◆ Given request ◆
In the listing below, find the line that contains "Write a Python" and the line that contains "import plotly.graph_objects as go". Quote both and every line between them, exactly, and nothing more.

◆ Input records ◆
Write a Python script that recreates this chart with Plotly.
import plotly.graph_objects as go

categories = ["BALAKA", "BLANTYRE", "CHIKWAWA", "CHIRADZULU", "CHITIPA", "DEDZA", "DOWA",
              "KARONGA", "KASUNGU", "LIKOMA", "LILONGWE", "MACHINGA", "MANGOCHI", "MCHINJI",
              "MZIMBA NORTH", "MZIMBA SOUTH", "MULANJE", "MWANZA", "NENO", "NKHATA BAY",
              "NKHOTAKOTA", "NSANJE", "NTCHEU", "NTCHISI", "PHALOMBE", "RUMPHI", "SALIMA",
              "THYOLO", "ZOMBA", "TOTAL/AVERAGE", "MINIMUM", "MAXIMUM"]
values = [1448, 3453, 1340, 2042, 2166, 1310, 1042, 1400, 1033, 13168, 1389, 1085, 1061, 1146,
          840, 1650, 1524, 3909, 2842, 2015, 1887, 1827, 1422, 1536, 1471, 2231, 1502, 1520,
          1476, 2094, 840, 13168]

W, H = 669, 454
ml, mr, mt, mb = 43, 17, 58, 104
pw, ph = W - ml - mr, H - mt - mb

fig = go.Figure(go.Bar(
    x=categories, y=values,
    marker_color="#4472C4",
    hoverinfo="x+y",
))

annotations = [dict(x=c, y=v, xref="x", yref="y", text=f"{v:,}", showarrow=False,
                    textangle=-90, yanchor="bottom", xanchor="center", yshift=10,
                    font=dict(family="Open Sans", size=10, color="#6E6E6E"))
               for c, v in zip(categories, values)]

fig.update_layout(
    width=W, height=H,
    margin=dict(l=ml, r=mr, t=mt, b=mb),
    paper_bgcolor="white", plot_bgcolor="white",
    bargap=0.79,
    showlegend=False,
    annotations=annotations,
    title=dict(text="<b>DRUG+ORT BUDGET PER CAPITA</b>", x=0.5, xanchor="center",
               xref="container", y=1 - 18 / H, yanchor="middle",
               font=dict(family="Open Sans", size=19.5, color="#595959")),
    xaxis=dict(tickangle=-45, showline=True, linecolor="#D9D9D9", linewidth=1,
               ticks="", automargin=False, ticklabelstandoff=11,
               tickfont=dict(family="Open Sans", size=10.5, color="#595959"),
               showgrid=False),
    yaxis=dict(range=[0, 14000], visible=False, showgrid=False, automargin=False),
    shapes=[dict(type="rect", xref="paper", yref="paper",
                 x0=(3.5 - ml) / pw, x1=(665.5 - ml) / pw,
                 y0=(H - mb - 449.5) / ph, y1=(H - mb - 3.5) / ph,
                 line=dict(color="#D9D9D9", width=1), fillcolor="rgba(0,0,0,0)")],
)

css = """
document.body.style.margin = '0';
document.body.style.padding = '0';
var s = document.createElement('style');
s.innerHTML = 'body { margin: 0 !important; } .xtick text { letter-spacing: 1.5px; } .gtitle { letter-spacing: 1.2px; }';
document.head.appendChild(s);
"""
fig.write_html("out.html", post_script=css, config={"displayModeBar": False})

==

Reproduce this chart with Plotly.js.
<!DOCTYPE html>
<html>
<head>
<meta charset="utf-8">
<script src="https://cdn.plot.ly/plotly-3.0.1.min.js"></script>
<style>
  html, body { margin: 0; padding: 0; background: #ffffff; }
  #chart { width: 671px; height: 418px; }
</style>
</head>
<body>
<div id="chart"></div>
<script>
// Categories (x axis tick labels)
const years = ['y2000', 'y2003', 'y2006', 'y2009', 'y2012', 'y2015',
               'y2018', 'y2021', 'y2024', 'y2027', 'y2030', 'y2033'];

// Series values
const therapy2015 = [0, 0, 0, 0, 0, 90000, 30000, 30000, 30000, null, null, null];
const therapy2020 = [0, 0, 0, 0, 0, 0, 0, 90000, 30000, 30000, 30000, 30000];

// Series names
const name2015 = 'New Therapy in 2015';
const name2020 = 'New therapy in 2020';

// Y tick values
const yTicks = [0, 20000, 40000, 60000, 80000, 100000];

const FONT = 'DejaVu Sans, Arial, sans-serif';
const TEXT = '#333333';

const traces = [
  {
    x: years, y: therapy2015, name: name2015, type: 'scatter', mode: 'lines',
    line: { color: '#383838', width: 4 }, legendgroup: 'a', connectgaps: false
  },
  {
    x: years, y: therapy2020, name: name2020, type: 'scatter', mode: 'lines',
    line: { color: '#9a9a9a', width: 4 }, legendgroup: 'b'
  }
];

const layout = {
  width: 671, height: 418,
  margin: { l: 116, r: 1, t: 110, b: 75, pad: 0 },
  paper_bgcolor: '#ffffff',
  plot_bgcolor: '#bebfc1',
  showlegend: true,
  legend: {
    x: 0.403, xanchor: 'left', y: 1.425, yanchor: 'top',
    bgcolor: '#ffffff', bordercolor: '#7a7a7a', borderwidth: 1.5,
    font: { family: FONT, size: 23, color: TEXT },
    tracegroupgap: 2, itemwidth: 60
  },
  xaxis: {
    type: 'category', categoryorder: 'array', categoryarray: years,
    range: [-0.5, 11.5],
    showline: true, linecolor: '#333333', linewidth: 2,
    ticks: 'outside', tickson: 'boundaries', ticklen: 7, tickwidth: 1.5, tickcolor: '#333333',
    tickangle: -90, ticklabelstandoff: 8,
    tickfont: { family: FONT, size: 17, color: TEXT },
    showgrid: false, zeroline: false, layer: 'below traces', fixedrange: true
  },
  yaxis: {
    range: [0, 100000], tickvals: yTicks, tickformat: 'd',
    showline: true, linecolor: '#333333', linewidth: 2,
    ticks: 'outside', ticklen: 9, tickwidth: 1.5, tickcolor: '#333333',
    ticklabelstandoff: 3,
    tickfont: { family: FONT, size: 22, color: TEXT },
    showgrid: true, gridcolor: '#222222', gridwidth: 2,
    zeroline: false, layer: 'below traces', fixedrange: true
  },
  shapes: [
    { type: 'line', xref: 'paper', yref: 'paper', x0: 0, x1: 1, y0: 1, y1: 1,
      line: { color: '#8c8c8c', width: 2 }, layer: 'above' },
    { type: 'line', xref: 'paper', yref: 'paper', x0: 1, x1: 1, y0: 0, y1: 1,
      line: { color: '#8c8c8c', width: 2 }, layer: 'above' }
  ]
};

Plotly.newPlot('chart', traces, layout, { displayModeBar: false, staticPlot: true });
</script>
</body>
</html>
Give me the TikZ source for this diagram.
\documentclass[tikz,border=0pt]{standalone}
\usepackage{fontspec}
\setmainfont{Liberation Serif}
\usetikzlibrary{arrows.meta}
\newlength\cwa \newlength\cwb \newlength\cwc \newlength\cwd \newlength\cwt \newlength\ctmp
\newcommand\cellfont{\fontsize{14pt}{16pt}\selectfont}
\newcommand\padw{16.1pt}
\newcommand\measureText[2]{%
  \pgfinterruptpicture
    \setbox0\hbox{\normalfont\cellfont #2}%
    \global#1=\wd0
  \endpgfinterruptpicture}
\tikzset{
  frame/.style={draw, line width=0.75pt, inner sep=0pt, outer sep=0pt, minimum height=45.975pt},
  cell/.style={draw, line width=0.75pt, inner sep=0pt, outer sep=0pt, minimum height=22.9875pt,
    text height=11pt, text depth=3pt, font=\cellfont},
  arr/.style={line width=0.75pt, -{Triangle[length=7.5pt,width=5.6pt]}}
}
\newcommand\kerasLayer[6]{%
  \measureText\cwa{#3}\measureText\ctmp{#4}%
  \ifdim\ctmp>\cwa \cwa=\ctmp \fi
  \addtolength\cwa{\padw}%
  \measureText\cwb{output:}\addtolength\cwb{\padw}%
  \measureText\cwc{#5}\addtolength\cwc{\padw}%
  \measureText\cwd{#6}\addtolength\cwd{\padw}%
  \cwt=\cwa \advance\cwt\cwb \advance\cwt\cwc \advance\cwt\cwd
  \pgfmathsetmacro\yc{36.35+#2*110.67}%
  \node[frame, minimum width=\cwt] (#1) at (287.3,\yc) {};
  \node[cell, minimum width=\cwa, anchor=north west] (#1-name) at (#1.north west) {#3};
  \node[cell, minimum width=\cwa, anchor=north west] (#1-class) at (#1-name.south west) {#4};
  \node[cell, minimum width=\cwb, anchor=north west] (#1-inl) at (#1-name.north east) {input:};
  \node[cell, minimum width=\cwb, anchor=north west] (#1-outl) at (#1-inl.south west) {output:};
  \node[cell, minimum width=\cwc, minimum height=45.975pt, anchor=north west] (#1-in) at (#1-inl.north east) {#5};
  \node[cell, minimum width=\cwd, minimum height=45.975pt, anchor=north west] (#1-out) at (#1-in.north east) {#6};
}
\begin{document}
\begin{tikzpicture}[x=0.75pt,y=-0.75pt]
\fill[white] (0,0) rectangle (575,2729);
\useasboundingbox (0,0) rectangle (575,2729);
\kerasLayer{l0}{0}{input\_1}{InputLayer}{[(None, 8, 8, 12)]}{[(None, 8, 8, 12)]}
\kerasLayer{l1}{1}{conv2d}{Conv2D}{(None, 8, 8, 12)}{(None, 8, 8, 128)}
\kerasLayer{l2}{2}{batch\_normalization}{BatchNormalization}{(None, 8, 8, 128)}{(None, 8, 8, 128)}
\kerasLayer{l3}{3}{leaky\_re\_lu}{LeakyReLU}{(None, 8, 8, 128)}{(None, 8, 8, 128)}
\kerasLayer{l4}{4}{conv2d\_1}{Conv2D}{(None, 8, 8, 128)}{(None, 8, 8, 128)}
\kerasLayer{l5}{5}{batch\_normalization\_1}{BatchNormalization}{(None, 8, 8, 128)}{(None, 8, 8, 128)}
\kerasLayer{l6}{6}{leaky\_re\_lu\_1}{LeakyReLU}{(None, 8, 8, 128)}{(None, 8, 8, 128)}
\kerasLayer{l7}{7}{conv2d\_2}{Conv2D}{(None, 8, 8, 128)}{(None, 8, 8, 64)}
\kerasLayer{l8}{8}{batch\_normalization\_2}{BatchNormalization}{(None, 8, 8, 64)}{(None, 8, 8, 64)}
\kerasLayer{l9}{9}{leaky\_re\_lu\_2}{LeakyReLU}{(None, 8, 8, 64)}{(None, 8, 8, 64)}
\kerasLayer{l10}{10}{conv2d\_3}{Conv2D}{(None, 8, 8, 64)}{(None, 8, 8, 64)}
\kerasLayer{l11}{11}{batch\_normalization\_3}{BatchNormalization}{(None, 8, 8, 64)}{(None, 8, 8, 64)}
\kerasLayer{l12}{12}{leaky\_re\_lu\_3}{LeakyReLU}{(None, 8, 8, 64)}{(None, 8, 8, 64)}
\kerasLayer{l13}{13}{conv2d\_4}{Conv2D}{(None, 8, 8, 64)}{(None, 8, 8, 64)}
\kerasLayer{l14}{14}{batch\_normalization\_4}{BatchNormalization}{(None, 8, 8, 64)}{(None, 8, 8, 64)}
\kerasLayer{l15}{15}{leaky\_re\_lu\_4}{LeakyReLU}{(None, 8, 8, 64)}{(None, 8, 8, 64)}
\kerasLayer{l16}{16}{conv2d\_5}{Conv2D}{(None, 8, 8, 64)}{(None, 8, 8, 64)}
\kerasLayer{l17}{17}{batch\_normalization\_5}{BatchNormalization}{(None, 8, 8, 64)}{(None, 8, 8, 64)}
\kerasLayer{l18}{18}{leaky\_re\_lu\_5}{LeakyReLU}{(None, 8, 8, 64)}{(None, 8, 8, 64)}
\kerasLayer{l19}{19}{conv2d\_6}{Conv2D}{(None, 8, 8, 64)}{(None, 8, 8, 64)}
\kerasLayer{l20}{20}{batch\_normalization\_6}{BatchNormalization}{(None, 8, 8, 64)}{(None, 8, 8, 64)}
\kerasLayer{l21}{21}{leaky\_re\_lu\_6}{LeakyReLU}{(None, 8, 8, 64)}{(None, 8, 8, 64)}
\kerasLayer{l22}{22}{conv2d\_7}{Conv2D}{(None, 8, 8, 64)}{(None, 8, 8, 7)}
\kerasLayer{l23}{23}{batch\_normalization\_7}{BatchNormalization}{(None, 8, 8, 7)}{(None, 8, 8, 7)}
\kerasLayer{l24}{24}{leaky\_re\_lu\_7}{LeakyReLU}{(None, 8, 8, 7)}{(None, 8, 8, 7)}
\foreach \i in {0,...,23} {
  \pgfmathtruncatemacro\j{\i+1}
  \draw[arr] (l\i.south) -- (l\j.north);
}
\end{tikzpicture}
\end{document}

◆ Answer to the exercise ◆
Write a Python script that recreates this chart with Plotly.
import plotly.graph_objects as go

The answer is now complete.